Monday, 04 December 2006
 Hello! It’s been a while, hasn’t it? Well by now you should be used to my sporadic appearances. It doesn’t mean I don’t love you any less, I’m just having to divide my time economically between other things!
Christmas is round the corner and so is my birthday so expect more disappearances from yours truly but before that, I will be working every spare minute to finish off my interview with Alan Fletcher (aka Dr Karl Kennedy off Neighbours) who is currently on tour in the UK with his band, The Waiting Room. Oh my aching sides! But seriously, what a charming man. Sadly I won’t be able to throw my knickers at him on stage as my work Christmas party clashes with his London gig. Oh dear Lord, the Christmas party. There’s going to be karaoke – I think that says it all. But yes, party season is upon us although I must confess I went to my first Christmas party about two weeks ago at Sugar Reef in London. It was very nice but I didn’t understand why there was a stair-lift in the club.
Seeing Muse live blew me away and walking around Wembley arena to find the entrance (which is now what used to be the back) left me breathless. Well it was my first time since the arena reopened after its mass refurbishment but still, someone could have pointed out the entrances had changed too and since that night, it’s all been downhill for me – trains have been cancelled every day, thus making me late for work. I tried to defy them by leaving home almost 45 minutes earlier but no, even the earliest train was cancelled. The gits! And then they had the audacity to hand out letters at stations, explaining their reason for slacking: “The disruption was due to significant infrastructure problems caused by a power failure to signalling equipment”. What’s with the big words? Why not just say “we haven’t a clue how to run a reliable train service”? Honesty is the best policy after all. Normally I can’t be arsed with writing letters of complaints but when I have to work through my lunch hour and/or stay behind longer to make up for lost time thanks to fault of others, there is no way I’m going to resist the opportunity to blast the fuckers.

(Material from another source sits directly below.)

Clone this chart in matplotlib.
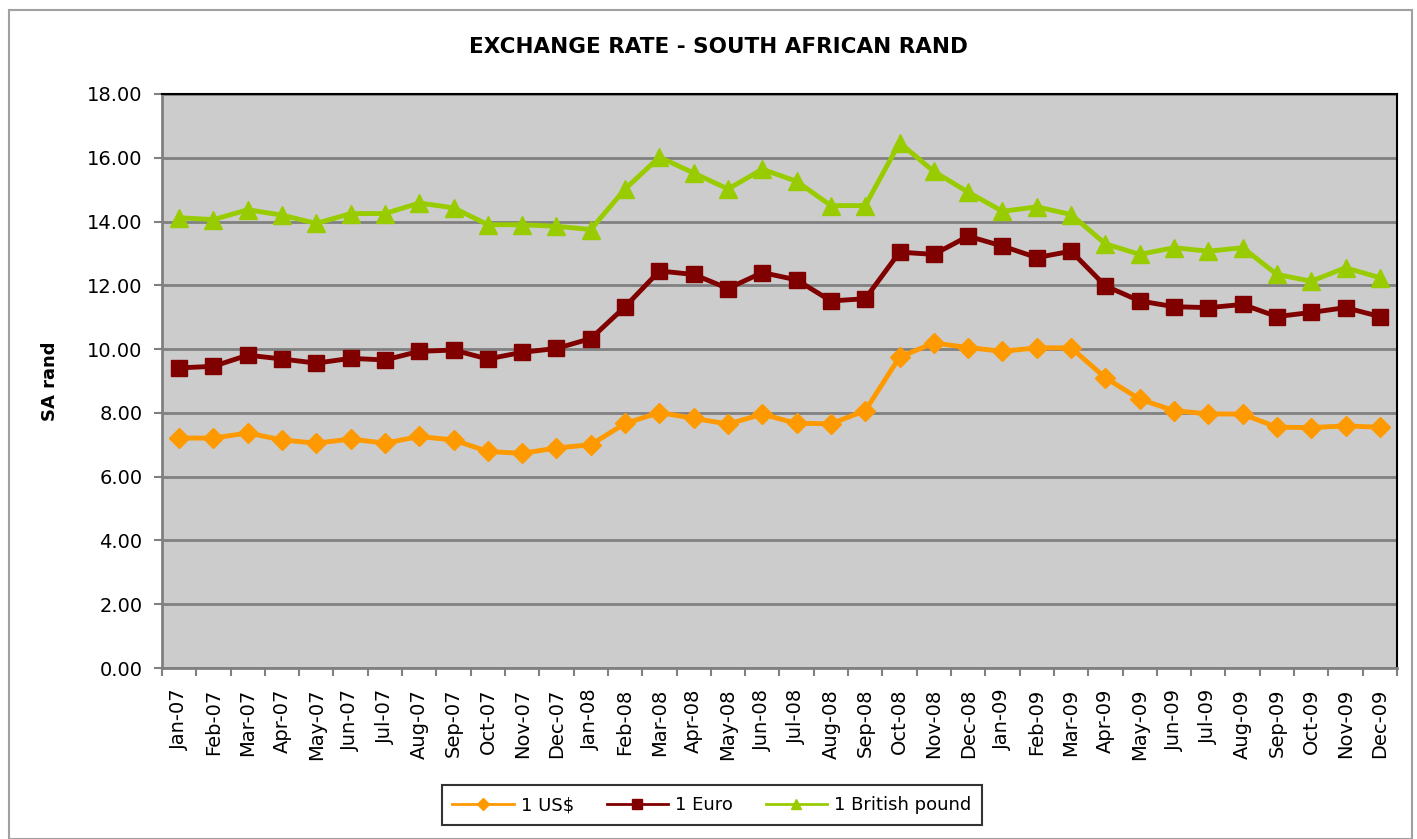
import matplotlib
matplotlib.use("Agg")
import matplotlib.pyplot as plt
import numpy as np

months = ['Jan-07', 'Feb-07', 'Mar-07', 'Apr-07', 'May-07', 'Jun-07', 'Jul-07', 'Aug-07', 'Sep-07',
          'Oct-07', 'Nov-07', 'Dec-07', 'Jan-08', 'Feb-08', 'Mar-08', 'Apr-08', 'May-08', 'Jun-08',
          'Jul-08', 'Aug-08', 'Sep-08', 'Oct-08', 'Nov-08', 'Dec-08', 'Jan-09', 'Feb-09', 'Mar-09',
          'Apr-09', 'May-09', 'Jun-09', 'Jul-09', 'Aug-09', 'Sep-09', 'Oct-09', 'Nov-09', 'Dec-09']

usd = [7.21, 7.21, 7.37, 7.15, 7.05, 7.18, 7.05, 7.26, 7.15, 6.79, 6.73, 6.90,
       7.00, 7.67, 8.01, 7.83, 7.65, 7.96, 7.67, 7.66, 8.07, 9.75, 10.19, 10.05,
       9.93, 10.04, 10.04, 9.10, 8.43, 8.07, 7.97, 7.96, 7.55, 7.54, 7.59, 7.55]

euro = [9.41, 9.46, 9.81, 9.69, 9.56, 9.71, 9.66, 9.93, 9.97, 9.69, 9.90, 10.02,
        10.33, 11.33, 12.45, 12.34, 11.90, 12.40, 12.17, 11.51, 11.58, 13.04, 12.97, 13.54,
        13.23, 12.87, 13.07, 11.98, 11.51, 11.33, 11.30, 11.40, 11.02, 11.15, 11.30, 11.02]

gbp = [14.12, 14.06, 14.37, 14.20, 13.94, 14.25, 14.25, 14.58, 14.43, 13.90, 13.90, 13.85,
       13.75, 15.02, 16.02, 15.52, 15.02, 15.64, 15.26, 14.50, 14.50, 16.47, 15.57, 14.92,
       14.32, 14.46, 14.22, 13.30, 12.97, 13.18, 13.07, 13.18, 12.34, 12.13, 12.55, 12.24]

yticks = np.arange(0, 18.01, 2)

plt.rcParams['font.family'] = ['DejaVu Sans']

fig = plt.figure(figsize=(14.17, 8.39), dpi=100)
ax = fig.add_axes([0.1143, 0.2038, 0.8716, 0.6842])
ax.set_facecolor('#CCCCCC')

x = np.arange(len(months))
ax.plot(x, usd, color='#FF9900', lw=3.5, marker='D', ms=10, label='1 US$', zorder=3)
ax.plot(x, euro, color='#800000', lw=3.5, marker='s', ms=12, label='1 Euro', zorder=3)
ax.plot(x, gbp, color='#99CC00', lw=3.5, marker='^', ms=13, label='1 British pound', zorder=3)

ax.set_xlim(-0.5, len(months) - 0.5)
ax.set_ylim(0, 18)
ax.set_yticks(yticks)
ax.set_yticklabels(['%.2f' % v for v in yticks], fontsize=14)
ax.yaxis.grid(True, color='#808080', lw=2, zorder=1)
ax.set_axisbelow(True)

ax.set_xticks(x)
ax.set_xticklabels(months, rotation=90, fontsize=14)
ax.set_xticks(np.arange(-0.5, len(months), 1), minor=True)
ax.tick_params(axis='x', which='major', length=0, pad=15)
ax.tick_params(axis='x', which='minor', length=6, color='#808080', width=1.5)
ax.tick_params(axis='y', length=6, color='#808080', width=1.5, pad=8)

for s in ['left', 'bottom']:
    ax.spines[s].set_color('#808080')
    ax.spines[s].set_linewidth(2)
for s in ['top', 'right']:
    ax.spines[s].set_color('black')
    ax.spines[s].set_linewidth(1.5)

ax.set_ylabel('SA rand', fontsize=13, fontweight='bold', labelpad=20)
fig.text(0.507, 0.944, 'EXCHANGE RATE - SOUTH AFRICAN RAND', ha='center', va='center',
         fontsize=15.5, fontweight='bold')

leg = fig.legend(loc='center', bbox_to_anchor=(0.5025, 0.0405), ncol=3, fontsize=13,
                 frameon=True, fancybox=False, edgecolor='black', markerscale=0.6,
                 handlelength=3.4, handletextpad=0.4, columnspacing=1.8, borderpad=0.6)
leg.get_frame().set_linewidth(1.5)
for h in leg.get_lines():
    h.set_linewidth(2)

# outer chart border
fig.patches.append(plt.Rectangle((0.0064, 0.0), 0.99, 0.988, transform=fig.transFigure,
                                 fill=False, edgecolor='#A0A0A0', lw=1.5))

fig.savefig('out.png', dpi=100)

The same goes for the twunts who sold me a new phone, which stopped working after six weeks. I have to wait two bloody weeks for them to repair and return it to me and in the mean time I have to make do with a naff phone with basic functions – it doesn’t even have a colour screen, that’s how aged it is. Life couldn’t be peachier.
So there we have it – a snippet of Miss Shaikh’s hectic life. And I’m a Celebrity is over too. Jason Donovan didn’t say “unreal” once and David Gest didn’t win but all’s well that ends well. Sort of. Thank you to Kate for filling in for me for the last two editorials – splendid job, Miss Picard. And just so you know, Kate finds the drummer of The Fratellis utterly repulsive looking. Give the man a power shower with an industrial sized hose and a bar of soap. I bet he smells of wee.